La Fondation Carmignac et Amnesty International s’associent dans le cadre de la 14ème édition du Prix Carmignac du photojournalisme, consacrée à la condition des femmes et des filles en Afghanistan depuis le retour des talibans au pouvoir en août 2021. Avec des approches différentes mais complémentaires, notre but est le même : faire cesser les graves atteintes aux droits humains dont elles sont victimes.

Juillet 2022 – Amnesty International publie son rapport Mort à petit feu, les femmes et les filles sous le régime des talibans.

Mai 2023 – Amnesty International et la Commission Internationale de Juristes publient un rapport conjoint intitulé La guerre des talibans contre les femmes, un crime contre l’humanité de persécution fondée sur le genre en Afghanistan.

Juillet 2023 – Après la lecture de ce rapport, le Prix Carmignac du photojournalisme décide de consacrer sa 14ème édition à cet enjeu.

Septembre 2023 – Amnesty International France lance une campagne de mobilisation, de sensibilisation et de plaidoyer pour que la France respecte ses engagements, délivre des visas et accueille les femmes et les filles afghanes en exil.

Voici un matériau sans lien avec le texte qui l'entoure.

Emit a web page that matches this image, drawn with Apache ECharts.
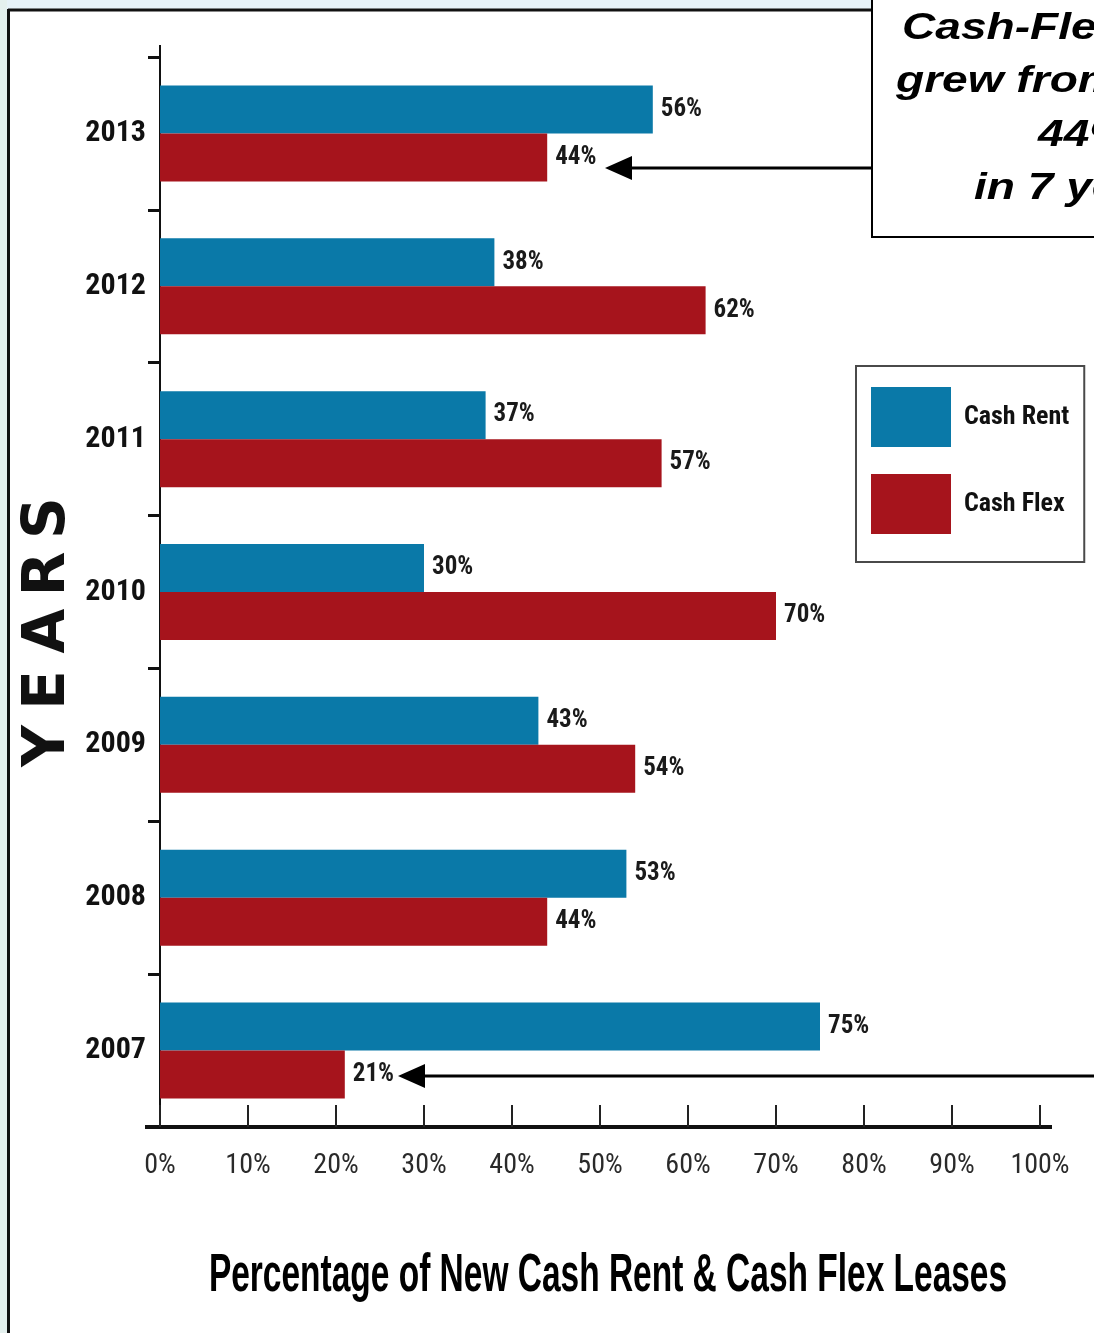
<!DOCTYPE html>
<html>
<head>
<meta charset="utf-8">
<script src="https://cdn.jsdelivr.net/npm/echarts@6/dist/echarts.min.js"></script>
<style>
  html, body { margin: 0; padding: 0; background: #fff; }
  #chart { width: 1094px; height: 1333px; }
</style>
</head>
<body>
<div id="chart"></div>
<script>
// Lease mix by year (percent of new leases)
const years = ['2007', '2008', '2009', '2010', '2011', '2012', '2013'];
const cashRent = [75, 53, 43, 30, 37, 38, 56];
const cashFlex = [21, 44, 54, 70, 57, 62, 44];
const seriesNames = ['Cash Rent', 'Cash Flex'];
const xMin = 0, xMax = 100, xStep = 10;

const NARROW = '"Roboto Condensed", "DejaVu Sans Condensed", sans-serif';
const SANS = '"Liberation Sans", Arial, sans-serif';
const BLUE = '#0a79a8';
const RED = '#a6141c';

const chart = echarts.init(document.getElementById('chart'));

const valueLabel = {
  show: true,
  position: 'right',
  distance: 8,
  formatter: '{c}%',
  fontFamily: NARROW,
  fontWeight: 'bold',
  fontSize: 25,
  color: '#1a1a1a'
};

// Vertical "YEARS" caption, one letter at a time for wide tracking
const yearsLetters = [['Y', 746], ['E', 690], ['A', 631], ['R', 574], ['S', 518]].map(([ch, y]) => ({
  type: 'text',
  x: 49, y: y,
  rotation: Math.PI / 2,
  style: {
    text: ch, fill: '#111',
    font: 'bold 58px "DejaVu Sans", sans-serif',
    align: 'center', verticalAlign: 'middle'
  }
}));

function arrow(x1, x2, y) {
  // x1: tip of the head, x2: tail end
  return [
    { type: 'line', shape: { x1: x1 + 22, y1: y, x2: x2, y2: y }, style: { stroke: '#000', lineWidth: 3 } },
    { type: 'polygon', shape: { points: [[x1, y], [x1 + 27, y - 12], [x1 + 27, y + 12]] }, style: { fill: '#000' } }
  ];
}

const calloutLines = [
  ['Cash-Flex leases', 902, 29],
  ['grew from 21% to', 896, 82],
  ['44%', 1038, 136],
  ['in 7 years', 974, 189]
].map(([t, x, y]) => ({
  type: 'text', x: x, y: y, scaleX: 1.28, z: 101,
  style: {
    text: t, fill: '#000',
    font: 'italic bold 36px ' + SANS,
    align: 'left', verticalAlign: 'middle'
  }
}));

const option = {
  backgroundColor: '#ffffff',
  animation: false,
  grid: { left: 160, right: 54, top: 57, bottom: 206, containLabel: false },
  legend: {
    data: seriesNames,
    orient: 'vertical',
    left: 856, top: 366,
    icon: 'rect',
    itemWidth: 80, itemHeight: 60, itemGap: 27,
    padding: [21, 15, 28, 15],
    backgroundColor: '#fff',
    borderColor: '#4a4a4a', borderWidth: 2,
    textStyle: { fontFamily: NARROW, fontWeight: 'bold', fontSize: 26, color: '#111', padding: [0, 0, 0, 8] }
  },
  xAxis: {
    type: 'value', min: xMin, max: xMax, interval: xStep,
    axisLine: { show: true, lineStyle: { color: '#111', width: 4 } },
    axisTick: { show: true, inside: true, length: 22, lineStyle: { color: '#222', width: 2 } },
    axisLabel: { formatter: '{value}%', fontFamily: NARROW, fontSize: 28, color: '#2a2a2a', margin: 25 },
    splitLine: { show: false }
  },
  yAxis: {
    type: 'category', data: years,
    axisLine: { show: true, lineStyle: { color: '#111', width: 2 } },
    axisTick: { show: true, length: 12, lineStyle: { color: '#111', width: 3 } },
    axisLabel: { fontFamily: NARROW, fontWeight: 'bold', fontSize: 30, color: '#111', margin: 14 }
  },
  series: [
    { name: seriesNames[0], type: 'bar', data: cashRent, barWidth: 48, barGap: '0%', itemStyle: { color: BLUE }, label: valueLabel },
    { name: seriesNames[1], type: 'bar', data: cashFlex, barWidth: 48, barGap: '0%', itemStyle: { color: RED }, label: valueLabel }
  ],
  graphic: [
    // page tint and frame
    { type: 'rect', shape: { x: 0, y: 0, width: 1094, height: 9 }, style: { fill: '#e6f2f8' }, z: 100 },
    { type: 'rect', shape: { x: 0, y: 0, width: 7, height: 1333 }, style: { fill: '#e4f0ee' }, z: 100 },
    { type: 'line', shape: { x1: 8, y1: 10, x2: 872, y2: 10 }, style: { stroke: '#111', lineWidth: 3 }, z: 100 },
    { type: 'line', shape: { x1: 8.5, y1: 9, x2: 8.5, y2: 1333 }, style: { stroke: '#111', lineWidth: 3 }, z: 100 },
    // axis line extensions
    { type: 'line', shape: { x1: 160, y1: 45, x2: 160, y2: 57 }, style: { stroke: '#111', lineWidth: 2 } },
    { type: 'line', shape: { x1: 145, y1: 1127, x2: 1052, y2: 1127 }, style: { stroke: '#111', lineWidth: 4 } },
    // callout box
    { type: 'rect', shape: { x: 872, y: -5, width: 240, height: 242 }, style: { fill: '#fff', stroke: '#000', lineWidth: 2 }, z: 100 },
    ...calloutLines,
    ...arrow(605, 872, 168),
    ...arrow(398, 1094, 1076),
    ...yearsLetters,
    // horizontal axis caption
    {
      type: 'text', x: 608, y: 1276, scaleX: 0.62,
      style: {
        text: 'Percentage of New Cash Rent & Cash Flex Leases', fill: '#000',
        font: 'bold 54px ' + SANS,
        align: 'center', verticalAlign: 'middle'
      }
    }
  ]
};

chart.setOption(option);
</script>
</body>
</html>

Janvier 2024 – Mélissa Cornet et Kiana Hayeri débutent leur reportage, avec le soutien du Prix Carmignac du photojournalisme, qui les conduit à parcourir sept provinces de l’Afghanistan et à collecter les témoignages de centaines de femmes, qui se voient retirer leurs droits les plus élémentaires.

Juin 2024 – Indépendamment de son analyse sur le possible crime contre l’humanité de persécution fondée sur le genre en Afghanistan, Amnesty International appelle à la reconnaissance juridique du crime d’apartheid fondé sur le genre en droit international.

Août 2024 – Le régime taliban promulgue une nouvelle loi obligeant les femmes à se couvrir le visage d’un masque et leur interdisant de faire entendre leur voix en public.

Septembre 2024 – À Visa pour l’Image, le Prix Carmignac du photojournalisme dévoile les noms des lauréates et leur reportage réalisé sur une période de six mois.

Hiver 2024 et 2025 - Sur la base des informations collectées par les équipes d’Amnesty International ainsi que par Mélissa Cornet et Kiana Hayeri, Amnesty international France et le Prix Carmignac du photojournalisme organiseront des actions communes de sensibilisation et de plaidoyer en faveur des droits des filles et des femmes afghanes.